■ Request: Without copying any pictures, restate exactly the lines from the start of the records through the line containing "(title) at (603.5,112)".

════

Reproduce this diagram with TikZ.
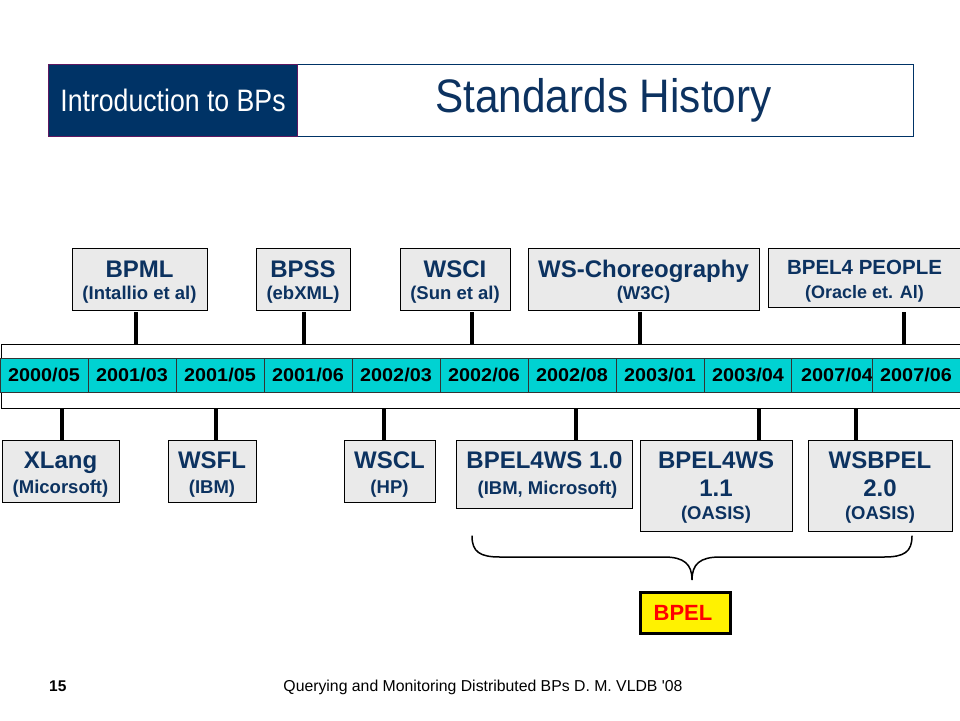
\documentclass[tikz,border=0pt]{standalone}
\usepackage{fontspec}
\setmainfont{Liberation Sans}
\newfontfamily\footf{Liberation Sans}[Ligatures=TeXOff]
\definecolor{navy}{RGB}{0,51,102}
\definecolor{tblue}{RGB}{12,50,96}
\definecolor{tealc}{RGB}{0,210,210}
\definecolor{boxgray}{RGB}{234,234,234}
\definecolor{hdrpurple}{RGB}{96,24,96}
\begin{document}
\begin{tikzpicture}[x=1pt,y=-1pt,
  box/.style={draw=black, line width=1pt, fill=boxgray, inner sep=0pt, outer sep=0pt},
  conn/.style={line width=4pt},
  ttl/.style={font=\bfseries\fontsize{24}{28}\selectfont, text=tblue, anchor=base, inner sep=0pt},
  ttls/.style={font=\bfseries\fontsize{20.5}{24}\selectfont, text=tblue, anchor=base, inner sep=0pt},
  subt/.style={font=\bfseries\fontsize{18.5}{22}\selectfont, text=tblue, anchor=base, inner sep=0pt},
  cell/.style={draw=black!80, line width=0.8pt, fill=tealc, minimum height=34, inner sep=0pt,
    font=\bfseries\fontsize{18.5}{22}\selectfont},
]
\useasboundingbox (0,0) rectangle (960,720);
\fill[white] (0,0) rectangle (960,720);

% header
\node[draw=navy, line width=1pt, minimum width=865, minimum height=72, anchor=north west, inner sep=0pt] (hdr) at (48,64) {};
\node[fill=navy, draw=hdrpurple, line width=1pt, minimum width=249, minimum height=72, anchor=north west, inner sep=0pt,
  text=white, font=\fontsize{31}{36}\selectfont] (intro) at (48,64) {\scalebox{0.86}[1]{Introduction to BPs}};
\node[anchor=base, inner sep=0pt, text=tblue, font=\fontsize{47}{54}\selectfont] (title) at (603.5,112) {\scalebox{0.9}[1]{Standards History}};

% timeline
\node[draw=black, line width=1pt, fill=white, minimum width=980, minimum height=64, anchor=north west, inner sep=0pt] (tl) at (0.5,344) {};
\node[cell, minimum width=88] (c1) at (44,375) {\scalebox{1.07}[1]{2000/05}};
\node[cell, minimum width=88] (c2) at (132,375) {\scalebox{1.07}[1]{2001/03}};
\node[cell, minimum width=88] (c3) at (220,375) {\scalebox{1.07}[1]{2001/05}};
\node[cell, minimum width=88] (c4) at (308,375) {\scalebox{1.07}[1]{2001/06}};
\node[cell, minimum width=88] (c5) at (396,375) {\scalebox{1.07}[1]{2002/03}};
\node[cell, minimum width=88] (c6) at (484,375) {\scalebox{1.07}[1]{2002/06}};
\node[cell, minimum width=88] (c7) at (572,375) {\scalebox{1.07}[1]{2002/08}};
\node[cell, minimum width=88] (c8) at (660,375) {\scalebox{1.07}[1]{2003/01}};
\node[cell, minimum width=88] (c9) at (748,375) {\scalebox{1.07}[1]{2003/04}};
\node[cell, minimum width=80] (c10) at (832,375) {\hspace*{10pt}\scalebox{1.07}[1]{2007/04}};
\node[cell, minimum width=100] (c11) at (922,375) {\scalebox{1.07}[1]{2007/06}\hspace*{12pt}};

% upper boxes
\node[box, minimum width=135, minimum height=62] (bpml) at (139.5,279) {};
\node[ttl] (bpmlT) at (139.5,277) {BPML};
\node[subt] (bpmlS) at (139.5,299.5) {(Intallio et al)};

\node[box, minimum width=94, minimum height=62] (bpss) at (303,279) {};
\node[ttl] (bpssT) at (303,277) {BPSS};
\node[subt] (bpssS) at (303,299.5) {(ebXML)};

\node[box, minimum width=110, minimum height=62] (wsci) at (455,279) {};
\node[ttl] (wsciT) at (455,277) {WSCI};
\node[subt] (wsciS) at (455,299.5) {(Sun et al)};

\node[box, minimum width=231, minimum height=62] (wsch) at (643.5,279) {};
\node[ttl] (wschT) at (643.5,277) {WS-Choreography};
\node[subt] (wschS) at (643.5,299.5) {(W3C)};

\node[box, minimum width=200, minimum height=59, anchor=north west] (bp4p) at (768,248) {};
\node[ttls] (bp4pT) at (864.5,274.3) {BPEL4 PEOPLE};
\node[subt, font=\bfseries\fontsize{18}{22}\selectfont] (bp4pS) at (864.5,298) {(Oracle et. Al)};

% lower boxes
\node[box, minimum width=117, minimum height=62] (xlang) at (60.5,471) {};
\node[ttl] (xlangT) at (60.5,468) {XLang};
\node[subt] (xlangS) at (60.5,493) {(Micorsoft)};

\node[box, minimum width=88, minimum height=62] (wsfl) at (212,471) {};
\node[ttl] (wsflT) at (212,468) {WSFL};
\node[subt] (wsflS) at (212,493) {(IBM)};

\node[box, minimum width=91, minimum height=62] (wscl) at (389.5,471) {};
\node[ttl] (wsclT) at (389.5,468) {WSCL};
\node[subt] (wsclS) at (389.5,493) {(HP)};

\node[box, minimum width=176, minimum height=68] (b10) at (544,474) {};
\node[ttl] (b10T) at (544.5,468) {BPEL4WS 1.0};
\node[subt] (b10S) at (547.5,494) {(IBM, Microsoft)};

\node[box, minimum width=152, minimum height=91] (b11) at (716,485.5) {};
\node[ttl] (b11T) at (716,468) {BPEL4WS};
\node[ttl] (b11V) at (716,496.5) {1.1};
\node[subt] (b11S) at (716,519.5) {(OASIS)};

\node[box, minimum width=144, minimum height=91] (ws20) at (880,485.5) {};
\node[ttl] (ws20T) at (880,468) {WSBPEL};
\node[ttl] (ws20V) at (880,496.5) {2.0};
\node[subt] (ws20S) at (880,519.5) {(OASIS)};

% connector anchors on the timeline
\coordinate (u1) at (136,344);
\coordinate (u2) at (304,344);
\coordinate (u3) at (472,344);
\coordinate (u4) at (640,344);
\coordinate (u5) at (904,344);
\coordinate (l1) at (62,408);
\coordinate (l2) at (216,408);
\coordinate (l3) at (384,408);
\coordinate (l4) at (576,408);
\coordinate (l5) at (759,408);
\coordinate (l6) at (856,408);

\draw[conn] ([yshift=-2pt]u1 |- bpml.south) -- (u1);
\draw[conn] ([yshift=-2pt]u2 |- bpss.south) -- (u2);
\draw[conn] ([yshift=-2pt]u3 |- wsci.south) -- (u3);
\draw[conn] ([yshift=-2pt]u4 |- wsch.south) -- (u4);
\draw[conn] ([yshift=-5pt]u5 |- bp4p.south) -- (u5);
\draw[conn] (l1) -- (l1 |- xlang.north);
\draw[conn] (l2) -- (l2 |- wsfl.north);
\draw[conn] (l3) -- (l3 |- wscl.north);
\draw[conn] (l4) -- (l4 |- b10.north);
\draw[conn] (l5) -- (l5 |- b11.north);
\draw[conn] (l6) -- (l6 |- ws20.north);

% brace
\coordinate (brA) at (472,536);
\coordinate (brT) at (692,580);
\coordinate (brB) at (912,536);
\draw[line width=1.5pt, line cap=round]
  (brA) .. controls (472,552) and (480,557) .. (500,557) -- (664,557)
  .. controls (684,557) and (692,564) .. (brT)
  .. controls (692,564) and (700,557) .. (720,557) -- (884,557)
  .. controls (904,557) and (912,552) .. (brB);

% BPEL box
\node[draw=black, line width=3pt, fill=yellow, minimum width=90, minimum height=41, inner sep=0pt,
  text=red, font=\bfseries\fontsize{22}{26}\selectfont] (bpel) at (685.5,613) {BPEL\hspace*{5pt}};

% footer
\node[anchor=base west, inner sep=0pt, font=\bfseries\fontsize{15.5}{18}\selectfont] (pg) at (49,691) {15};
\node[anchor=base, inner sep=0pt, font=\footf\fontsize{15.8}{18}\selectfont] (foot) at (483,691) {Querying and Monitoring Distributed BPs D. M. VLDB '08};
\end{tikzpicture}
\end{document}
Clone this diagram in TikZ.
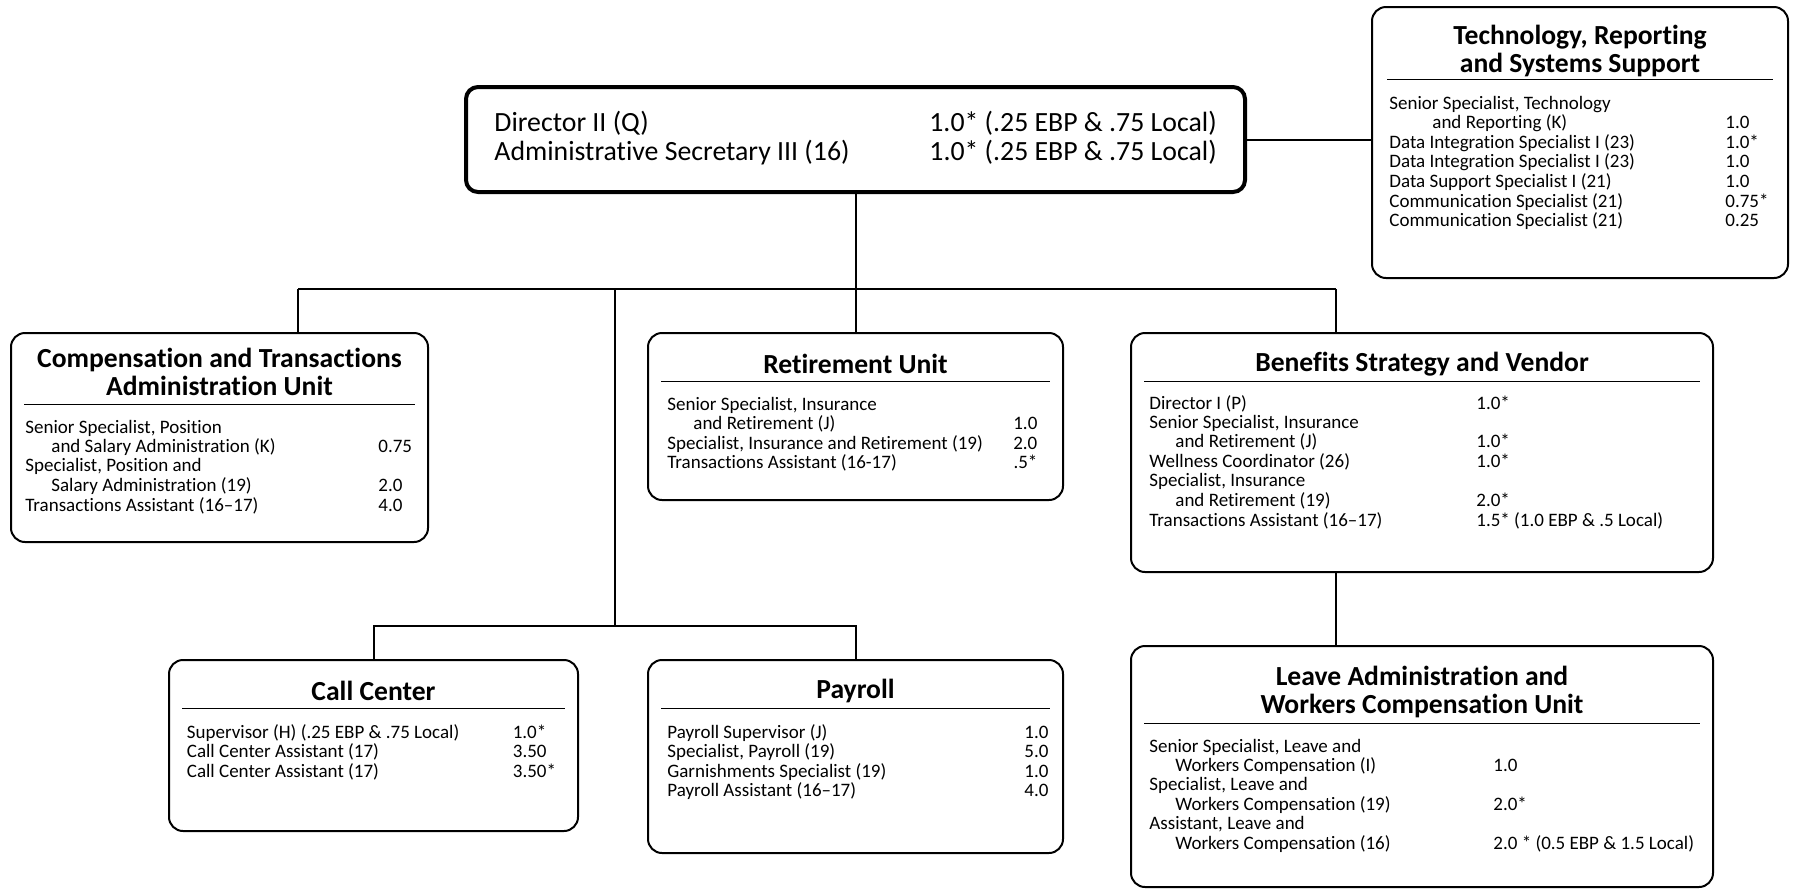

════

■ Response to the task:
Reproduce this diagram with TikZ.
\documentclass[tikz,border=0pt]{standalone}
\usepackage{fontspec}
\setmainfont{Liberation Sans}
\newfontfamily\footf{Liberation Sans}[Ligatures=TeXOff]
\definecolor{navy}{RGB}{0,51,102}
\definecolor{tblue}{RGB}{12,50,96}
\definecolor{tealc}{RGB}{0,210,210}
\definecolor{boxgray}{RGB}{234,234,234}
\definecolor{hdrpurple}{RGB}{96,24,96}
\begin{document}
\begin{tikzpicture}[x=1pt,y=-1pt,
  box/.style={draw=black, line width=1pt, fill=boxgray, inner sep=0pt, outer sep=0pt},
  conn/.style={line width=4pt},
  ttl/.style={font=\bfseries\fontsize{24}{28}\selectfont, text=tblue, anchor=base, inner sep=0pt},
  ttls/.style={font=\bfseries\fontsize{20.5}{24}\selectfont, text=tblue, anchor=base, inner sep=0pt},
  subt/.style={font=\bfseries\fontsize{18.5}{22}\selectfont, text=tblue, anchor=base, inner sep=0pt},
  cell/.style={draw=black!80, line width=0.8pt, fill=tealc, minimum height=34, inner sep=0pt,
    font=\bfseries\fontsize{18.5}{22}\selectfont},
]
\useasboundingbox (0,0) rectangle (960,720);
\fill[white] (0,0) rectangle (960,720);

% header
\node[draw=navy, line width=1pt, minimum width=865, minimum height=72, anchor=north west, inner sep=0pt] (hdr) at (48,64) {};
\node[fill=navy, draw=hdrpurple, line width=1pt, minimum width=249, minimum height=72, anchor=north west, inner sep=0pt,
  text=white, font=\fontsize{31}{36}\selectfont] (intro) at (48,64) {\scalebox{0.86}[1]{Introduction to BPs}};
\node[anchor=base, inner sep=0pt, text=tblue, font=\fontsize{47}{54}\selectfont] (title) at (603.5,112) {\scalebox{0.9}[1]{Standards History}};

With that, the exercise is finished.